# how to remove pin from cpu



## masihrashidi (Nov 20, 2010)

hi to every one work for gold 
i want method to remove pin from cpu if i dissolve it on acid the pin will dissolve in acid & it will make problem did any one 
know any method


----------



## martyn111 (Nov 20, 2010)

Try the crock pot method, cover the cpus with hydrochloric acid and set the crock pot on low, the acid will dissolve the pins leaving hollow 'tubes' of gold, decant off the acid and then refine the gold tubes by your chosen method (AR, AC)
This is just a pointer, more detail is available by doing a search of the forum using crock pot as your keyword.


----------



## w0lvez (Nov 21, 2010)

Why don't you just remove the PIN out from the processor and dissolve it on AR.


----------



## martyn111 (Nov 21, 2010)

w0lvez said:


> Why don't you just remove the PIN out from the processor and dissolve it on AR.

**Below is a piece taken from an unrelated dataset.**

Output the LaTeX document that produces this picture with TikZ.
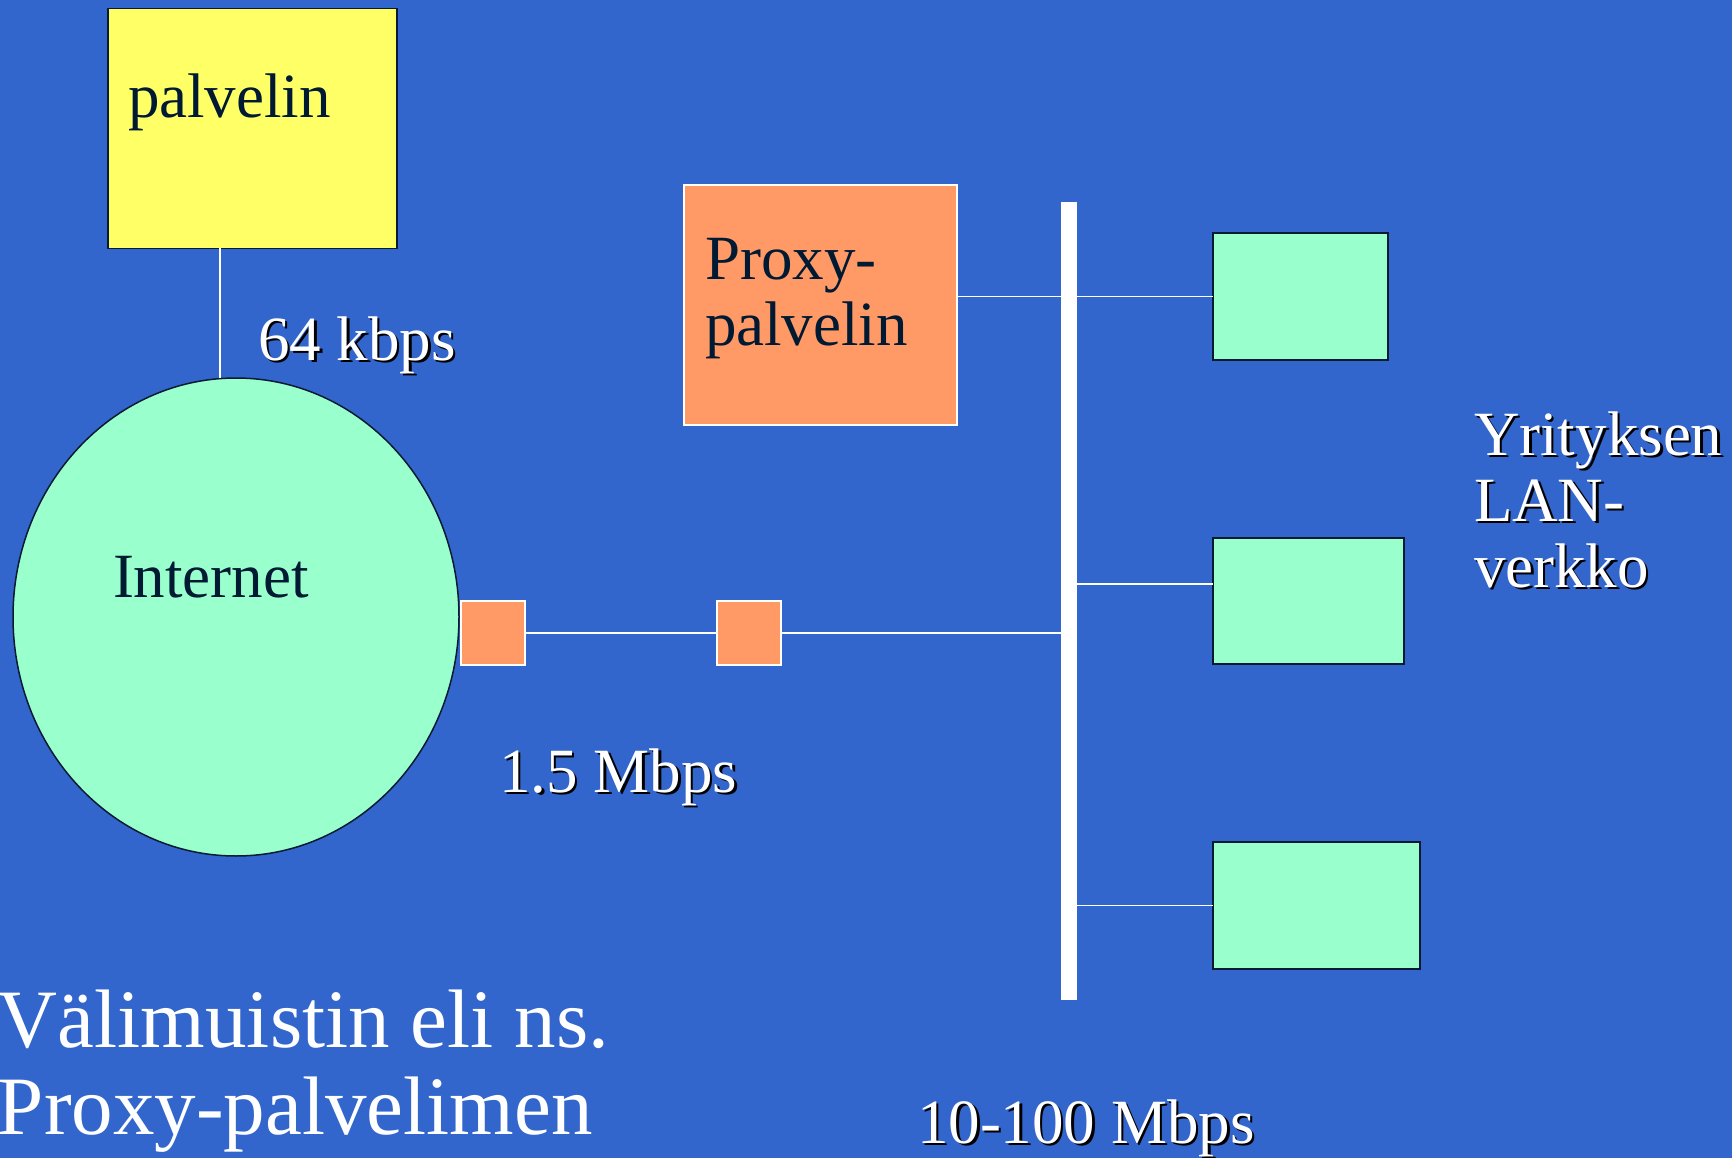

The way I read the question was that he was trying to remove the core of the pins before he dissolved the gold, in a sense recovering the gold before refining it, to produce a cleaner solution to precipitate the gold from.

The whole pin will dissolve in the AR but if you can remove base metals before dissolving the gold you will be removing possible contaminates.


----------



## butcher (Nov 21, 2010)

martyn111, yes that is very good advice, for small amounts of gold will be lost ( or very difficult to deal with), in solutions of aqua regia heavily contaminated with base metals.

let us say we used Aqua regia on an CPU, dissolving gold copper kovar tin lead or whatever, well if this CPU was not crushed to fine powder (even crushed has its own set of troubles), and all of the metals in it were completely dissolved (metals inside of cpu may be hard for acids to (reach) leach, bubbles of acids may block entry of fresh acid, and not all of the base metals will be dissolved this will leave elemental metals for the gold in solution to plate back to,(which may now be hidden inside the CPU, now you discard this “leached cpu” with some of your gold plated out inside of it
.
now we have a dirty solution of gold and base metals, well the gold(ions salts) may latch onto these base metals (ions salts) in solution as we try to precipitate gold, some of our gold will not precipitate normally, well we could shove some more copper out of solution or cement out the little gold with copper, but now we still have a contaminated gold precipitant, yes you may get some gold by using these methods but losses can be much higher and success can be little to none depending on situations.

when eliminating the base metals is such an easy step and your yields and processing will go much smoother and less problems, it can be hard enough for a new guy to learn to recover and process his scrap, and going straight to aqua regia to leach CPU's is setting yourself up for trouble and losses

Once the base metals are removed from the fine gold, the HCl/bleach will dissolve the gold easily, and this solution can be easier to retrieve gold from, (as opposed to aqua regia) as no nitrates to vapor off, and a little excess chlorine is easier to eliminate.


----------



## martyn111 (Nov 21, 2010)

Thanks for the extra detail you included above Butcher, I have been reading the forum for over 2 years now and that is the first time I have read a detailed reasoning for not producing dirty solutions containing values, I am aware that Harold speaks regularly about drag down but that is the first time I have heard why drag down accures.
It just makes sense, to me, not to dissolve a lot of base metals with the values if the base metals can be eliminated before the values go into solution. Rubbish in, rubbish out.


----------